Data supplied >>
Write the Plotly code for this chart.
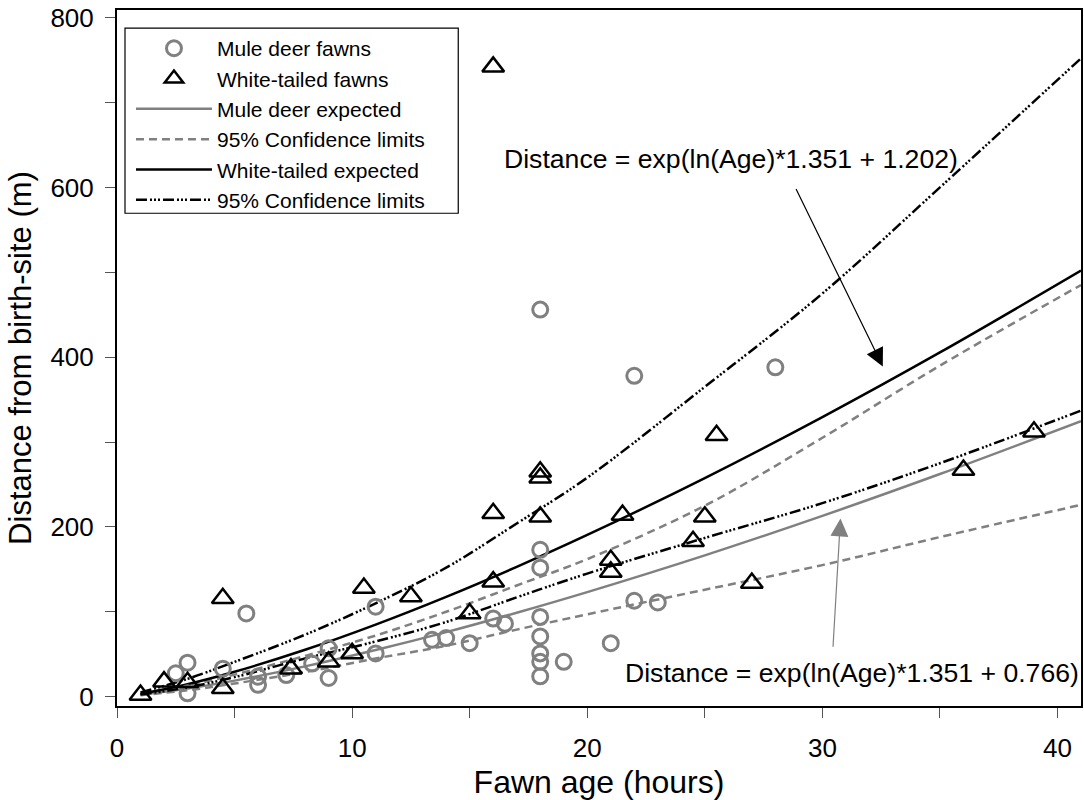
import plotly.graph_objects as go

# ---------------- data ----------------
mule_age = [2.5, 3, 3, 4.5, 5.5, 6, 6, 7.2, 8.3, 9, 9, 11, 11, 13.4, 14, 15, 16, 16.5,
            18, 18, 18, 18, 18, 18, 18, 18, 19, 21, 22, 22, 23, 28]
mule_dist = [27.5, 40, 4, 33, 98, 23.5, 14, 25.5, 39, 57, 22, 106, 51, 67, 69, 63, 92, 86,
             456, 173, 152, 94, 71, 51, 41, 24, 41, 63, 378, 113, 111, 388]

white_age = [1, 2, 3, 4.5, 4.5, 7.4, 9, 10, 10.5, 12.5, 15, 16, 16, 16, 18, 18, 18,
             21, 21, 21.5, 24.5, 25, 25.5, 27, 36, 39]
white_dist = [2, 17.7, 17, 116, 10, 33, 41, 51, 128, 118, 98, 742, 216, 135.5, 265, 258, 212,
              161, 147, 214, 183, 212, 308, 134, 267, 312]

curve_age = [1, 3, 5, 8, 11, 14, 17, 20, 25, 30, 35, 41]
mule_expected = [2.2, 9.5, 18.9, 35.7, 54.9, 76.0, 98.9, 123.2, 166.5, 213, 262.3, 324.6]
mule_upper = [3, 13, 26, 48, 72, 100, 131, 162, 225, 305, 390, 485]
mule_lower = [1.8, 7.5, 15.5, 29, 45, 60, 79, 97, 126, 155, 188, 226]
white_expected = [3.3, 14.7, 29.3, 55.2, 84.9, 117.6, 152.9, 190.5, 257.5, 329.4, 405.6, 502]
white_upper = [5, 21, 41, 73, 110, 152, 204, 258, 365, 475, 600, 752]
white_lower = [2.5, 11, 23, 45, 65, 88, 117, 145, 187, 228, 275, 337]

x_ticks = [0, 10, 20, 30, 40]
y_ticks = [0, 200, 400, 600, 800]

GRAY = "#808080"
FONT = "Liberation Sans, Arial, sans-serif"
DASHDOT = "11px,3px,2px,2px,2px,2px,2px,3px"

fig = go.Figure()

# lines
fig.add_trace(go.Scatter(x=curve_age, y=mule_expected, mode="lines", name="Mule deer expected",
                         line=dict(color=GRAY, width=2.5), line_shape="spline"))
fig.add_trace(go.Scatter(x=curve_age, y=mule_upper, mode="lines", name="95% Confidence limits",
                         legendgroup="mci", line=dict(color=GRAY, width=2.5, dash="8px,5px"),
                         line_shape="spline"))
fig.add_trace(go.Scatter(x=curve_age, y=mule_lower, mode="lines", name="95% Confidence limits",
                         legendgroup="mci", showlegend=False,
                         line=dict(color=GRAY, width=2.5, dash="8px,5px"), line_shape="spline"))
fig.add_trace(go.Scatter(x=curve_age, y=white_expected, mode="lines", name="White-tailed expected",
                         line=dict(color="black", width=2.5), line_shape="spline"))
fig.add_trace(go.Scatter(x=curve_age, y=white_upper, mode="lines", name="95% Confidence limits",
                         legendgroup="wci", line=dict(color="black", width=2.5, dash=DASHDOT),
                         line_shape="spline"))
fig.add_trace(go.Scatter(x=curve_age, y=white_lower, mode="lines", name="95% Confidence limits",
                         legendgroup="wci", showlegend=False,
                         line=dict(color="black", width=2.5, dash=DASHDOT), line_shape="spline"))

# markers
fig.add_trace(go.Scatter(x=mule_age, y=mule_dist, mode="markers", name="Mule deer fawns",
                         marker=dict(symbol="circle-open", size=15, color=GRAY,
                                     line=dict(width=3, color=GRAY))))
fig.add_trace(go.Scatter(x=white_age, y=white_dist, mode="markers", name="White-tailed fawns",
                         marker=dict(symbol="triangle-up-open", size=19, color="black",
                                     line=dict(width=2.5, color="black"))))

# legend order
order = {"Mule deer fawns": 1, "White-tailed fawns": 2, "Mule deer expected": 3,
         "White-tailed expected": 5}
for tr in fig.data:
    if tr.name in order:
        tr.legendrank = order[tr.name]
    elif tr.legendgroup == "mci":
        tr.legendrank = 4
    elif tr.legendgroup == "wci":
        tr.legendrank = 6

# annotations
fig.add_annotation(x=26.1, y=634, xref="x", yref="y", showarrow=False,
                   text="Distance = exp(ln(Age)*1.351 + 1.202)",
                   font=dict(size=26.6, color="black", family=FONT))
fig.add_annotation(x=32.57, y=389, xref="x", yref="y", ax=28.85, ay=600, axref="x", ayref="y",
                   showarrow=True, arrowhead=2, arrowsize=3, arrowwidth=1.2, arrowcolor="black",
                   text="")
fig.add_annotation(x=31.27, y=28.3, xref="x", yref="y", showarrow=False,
                   text="Distance = exp(ln(Age)*1.351 + 0.766)",
                   font=dict(size=26.6, color="black", family=FONT))
fig.add_annotation(x=30.77, y=210, xref="x", yref="y", ax=30.45, ay=57, axref="x", ayref="y",
                   showarrow=True, arrowhead=2, arrowsize=3, arrowwidth=1.2, arrowcolor=GRAY,
                   text="")

# legend frame (matches the reference box size)
fig.add_shape(type="rect", xref="paper", yref="paper", x0=0.0083, x1=0.354, y0=0.708, y1=0.974,
              line=dict(color="black", width=1.2), fillcolor="white", layer="above")

axis_common = dict(showline=True, linecolor="black", linewidth=2, mirror=True,
                   showgrid=False, zeroline=False, ticks="outside", ticklen=10,
                   tickcolor="#555555", tickwidth=1,
                   tickfont=dict(size=26, color="black", family=FONT))

fig.update_xaxes(range=[0, 41], tickvals=x_ticks, ticktext=[str(v) for v in x_ticks],
                 minor=dict(dtick=5, tick0=5, ticks="outside", ticklen=10, tickcolor="#555555"),
                 title=dict(text="Fawn age (hours)", font=dict(size=32, color="black", family=FONT),
                            standoff=8),
                 ticklabelstandoff=8, **axis_common)
fig.update_yaxes(range=[-11, 809], tickvals=y_ticks, ticktext=[str(v) for v in y_ticks],
                 minor=dict(dtick=200, tick0=100, ticks="outside", ticklen=10, tickcolor="#555555"),
                 title=dict(text="Distance from birth-site (m)",
                            font=dict(size=31, color="black", family=FONT), standoff=10),
                 ticklabelstandoff=6, **axis_common)

fig.update_layout(
    width=1084, height=800,
    margin=dict(l=117, r=1, t=10, b=94),
    paper_bgcolor="white", plot_bgcolor="white",
    font=dict(family=FONT, color="black"),
    legend=dict(x=0.0145, y=0.974, xanchor="left", yanchor="top",
                bgcolor="rgba(255,255,255,0)", borderwidth=0,
                font=dict(size=21, color="black", family=FONT),
                itemwidth=76, traceorder="normal", tracegroupgap=0),
)

fig.write_html("out.html")
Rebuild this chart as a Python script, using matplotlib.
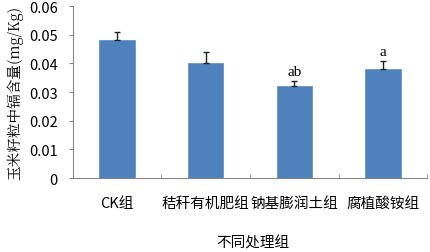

Stated task >>
Everything from the first line of the listing above through the line that contains "fig = go.Figure()" is to be restated word for word, minus the pictures.

Finished answer >>
Write the Plotly code for this chart.
import plotly.graph_objects as go

# ---------------- data ----------------
mule_age = [2.5, 3, 3, 4.5, 5.5, 6, 6, 7.2, 8.3, 9, 9, 11, 11, 13.4, 14, 15, 16, 16.5,
            18, 18, 18, 18, 18, 18, 18, 18, 19, 21, 22, 22, 23, 28]
mule_dist = [27.5, 40, 4, 33, 98, 23.5, 14, 25.5, 39, 57, 22, 106, 51, 67, 69, 63, 92, 86,
             456, 173, 152, 94, 71, 51, 41, 24, 41, 63, 378, 113, 111, 388]

white_age = [1, 2, 3, 4.5, 4.5, 7.4, 9, 10, 10.5, 12.5, 15, 16, 16, 16, 18, 18, 18,
             21, 21, 21.5, 24.5, 25, 25.5, 27, 36, 39]
white_dist = [2, 17.7, 17, 116, 10, 33, 41, 51, 128, 118, 98, 742, 216, 135.5, 265, 258, 212,
              161, 147, 214, 183, 212, 308, 134, 267, 312]

curve_age = [1, 3, 5, 8, 11, 14, 17, 20, 25, 30, 35, 41]
mule_expected = [2.2, 9.5, 18.9, 35.7, 54.9, 76.0, 98.9, 123.2, 166.5, 213, 262.3, 324.6]
mule_upper = [3, 13, 26, 48, 72, 100, 131, 162, 225, 305, 390, 485]
mule_lower = [1.8, 7.5, 15.5, 29, 45, 60, 79, 97, 126, 155, 188, 226]
white_expected = [3.3, 14.7, 29.3, 55.2, 84.9, 117.6, 152.9, 190.5, 257.5, 329.4, 405.6, 502]
white_upper = [5, 21, 41, 73, 110, 152, 204, 258, 365, 475, 600, 752]
white_lower = [2.5, 11, 23, 45, 65, 88, 117, 145, 187, 228, 275, 337]

x_ticks = [0, 10, 20, 30, 40]
y_ticks = [0, 200, 400, 600, 800]

GRAY = "#808080"
FONT = "Liberation Sans, Arial, sans-serif"
DASHDOT = "11px,3px,2px,2px,2px,2px,2px,3px"

fig = go.Figure()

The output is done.